▶ **GOAL**
Print exactly, please, the lines from the top of the entries below up to and including the line with "58, 68, 64, 68, 66, 68, 70, 69, 68]", and nothing else; pictures are excluded.

===== EXTRACTED MATERIAL =====

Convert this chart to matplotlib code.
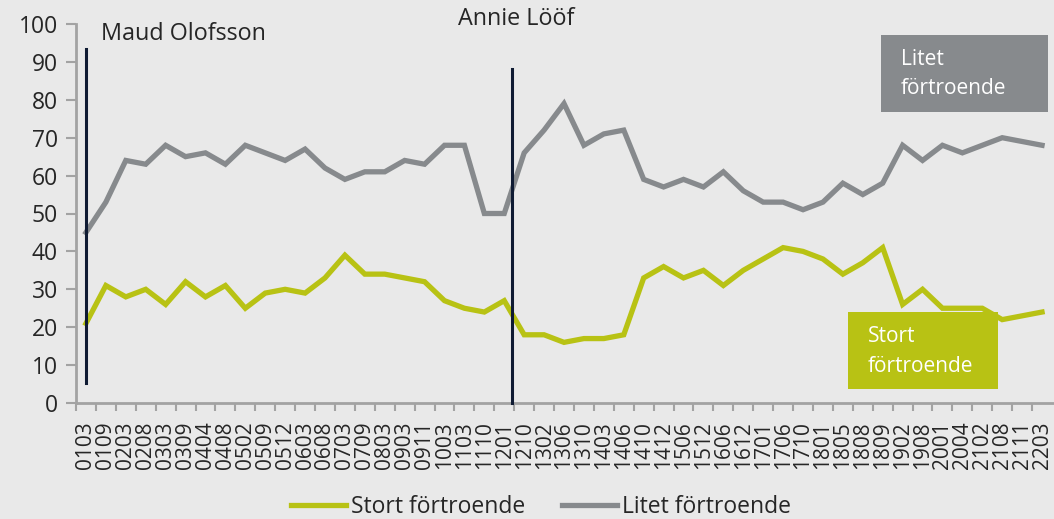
import matplotlib
matplotlib.use("Agg")
import matplotlib.pyplot as plt
from matplotlib.patches import Rectangle
from matplotlib.lines import Line2D

categories = ["0103", "0109", "0203", "0208", "0303", "0309", "0404", "0408", "0502", "0509",
              "0512", "0603", "0608", "0703", "0709", "0803", "0903", "0911", "1003", "1103",
              "1110", "1201", "1210", "1302", "1306", "1310", "1403", "1406", "1410", "1412",
              "1506", "1512", "1606", "1612", "1701", "1706", "1710", "1801", "1805", "1808",
              "1809", "1902", "1908", "2001", "2004", "2102", "2108", "2111", "2203"]

stort = [21, 31, 28, 30, 26, 32, 28, 31, 25, 29,
         30, 29, 33, 39, 34, 34, 33, 32, 27, 25,
         24, 27, 18, 18, 16, 17, 17, 18, 33, 36,
         33, 35, 31, 35, 38, 41, 40, 38, 34, 37,
         41, 26, 30, 25, 25, 25, 22, 23, 24]

litet = [45, 53, 64, 63, 68, 65, 66, 63, 68, 66,
         64, 67, 62, 59, 61, 61, 64, 63, 68, 68,
         50, 50, 66, 72, 79, 68, 71, 72, 59, 57,
         59, 57, 61, 56, 53, 53, 51, 53, 58, 55,
         58, 68, 64, 68, 66, 68, 70, 69, 68]

series_names = ["Stort förtroende", "Litet förtroende"]
leaders = ["Maud Olofsson", "Annie Lööf"]
leader_pos = [0, 21.4]
leader_span = [(5.3, 93.4), (0, 88.1)]
yticks = [0, 10, 20, 30, 40, 50, 60, 70, 80, 90, 100]

BG = "#e9e9e9"
GREEN = "#b8c214"
GRAY = "#878a8d"
NAVY = "#0f1b33"
TXT = "#262626"
AX = "#a3a3a3"

plt.rcParams["font.family"] = ["Open Sans", "DejaVu Sans"]

W, H = 1054, 519
fig = plt.figure(figsize=(W / 100, H / 100), dpi=100, facecolor=BG)
ax = fig.add_axes([76 / W, (H - 403) / H, (W - 76) / W, (403 - 24) / H])
ax.set_facecolor(BG)

x = list(range(len(categories)))
ax.plot(x, stort, color=GREEN, lw=3.8, solid_joinstyle="miter", zorder=3)
ax.plot(x, litet, color=GRAY, lw=3.8, solid_joinstyle="miter", zorder=3)

for xp, (y0, y1) in zip(leader_pos, leader_span):
    ax.plot([xp, xp], [y0, y1], color=NAVY, lw=2.2, zorder=4, clip_on=False)

ax.text(0.75, 97.4, leaders[0], fontsize=16.8, color=TXT, ha="left", va="center", clip_on=False)
ax.text(18.7, 101.2, leaders[1], fontsize=16.8, color=TXT, ha="left", va="center", clip_on=False)

ax.set_xlim(-0.5, 48.6)
ax.set_ylim(0, 100)
ax.set_xticks(x)
ax.set_xticklabels(categories, rotation=90, fontsize=15, color=TXT)
ax.set_xticks([i - 0.5 for i in range(len(categories))], minor=True)
ax.tick_params(axis="x", which="major", length=0, pad=13)
ax.tick_params(axis="x", which="minor", length=6, width=1.5, color=AX)
ax.set_yticks(yticks)
ax.tick_params(axis="y", which="major", length=7, width=1.5, color=AX, labelsize=16.5, labelcolor=TXT, pad=6)
for s in ["top", "right"]:
    ax.spines[s].set_visible(False)
for s in ["left", "bottom"]:
    ax.spines[s].set_color(AX)
    ax.spines[s].set_linewidth(2)
ax.spines["left"].set_bounds(0, 100)

# label boxes (figure pixel coords)
def box(x0, y0, x1, y1, color, lines, tx, ty1, ty2):
    fig.patches.append(Rectangle((x0 / W, 1 - y1 / H), (x1 - x0) / W, (y1 - y0) / H,
                                 transform=fig.transFigure, facecolor=color, edgecolor="none", zorder=5))
    fig.text(tx / W, 1 - ty1 / H, lines[0], color="white", fontsize=15, va="center", ha="left", zorder=6)
    fig.text(tx / W, 1 - ty2 / H, lines[1], color="white", fontsize=15, va="center", ha="left", zorder=6)

box(881, 35, 1048, 112, GRAY, ["Litet", "förtroende"], 901, 60, 89)
box(848, 312, 998, 389, GREEN, ["Stort", "förtroende"], 868, 337, 366)

handles = [Line2D([], [], color=GREEN, lw=3.8), Line2D([], [], color=GRAY, lw=3.8)]
fig.legend(handles, series_names, loc="center", bbox_to_anchor=(541 / W, 1 - 507 / H),
           ncol=2, frameon=False, fontsize=16.5, handlelength=2.4, handletextpad=0.2,
           columnspacing=1.6, labelcolor=TXT, borderaxespad=0, borderpad=0)

fig.savefig("out.png", dpi=100, facecolor=BG)
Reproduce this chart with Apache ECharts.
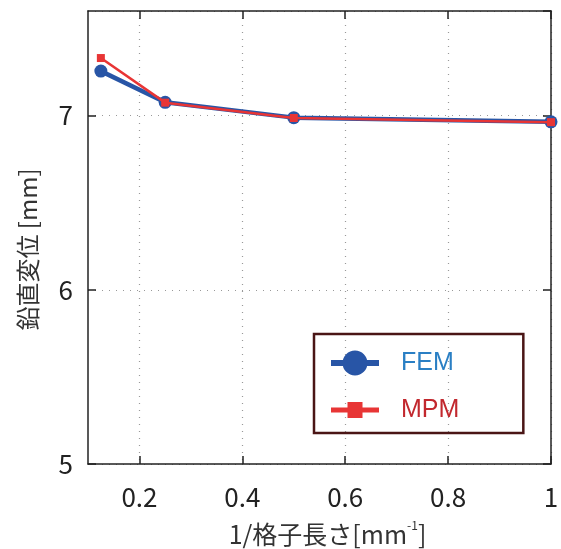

=====

▶ **PROBLEM SOLUTION**
Convert this chart to matplotlib code.
import matplotlib
matplotlib.use("Agg")
import matplotlib.pyplot as plt
from matplotlib.patches import Rectangle
from matplotlib.lines import Line2D

categories = ["0103", "0109", "0203", "0208", "0303", "0309", "0404", "0408", "0502", "0509",
              "0512", "0603", "0608", "0703", "0709", "0803", "0903", "0911", "1003", "1103",
              "1110", "1201", "1210", "1302", "1306", "1310", "1403", "1406", "1410", "1412",
              "1506", "1512", "1606", "1612", "1701", "1706", "1710", "1801", "1805", "1808",
              "1809", "1902", "1908", "2001", "2004", "2102", "2108", "2111", "2203"]

stort = [21, 31, 28, 30, 26, 32, 28, 31, 25, 29,
         30, 29, 33, 39, 34, 34, 33, 32, 27, 25,
         24, 27, 18, 18, 16, 17, 17, 18, 33, 36,
         33, 35, 31, 35, 38, 41, 40, 38, 34, 37,
         41, 26, 30, 25, 25, 25, 22, 23, 24]

litet = [45, 53, 64, 63, 68, 65, 66, 63, 68, 66,
         64, 67, 62, 59, 61, 61, 64, 63, 68, 68,
         50, 50, 66, 72, 79, 68, 71, 72, 59, 57,
         59, 57, 61, 56, 53, 53, 51, 53, 58, 55,
         58, 68, 64, 68, 66, 68, 70, 69, 68]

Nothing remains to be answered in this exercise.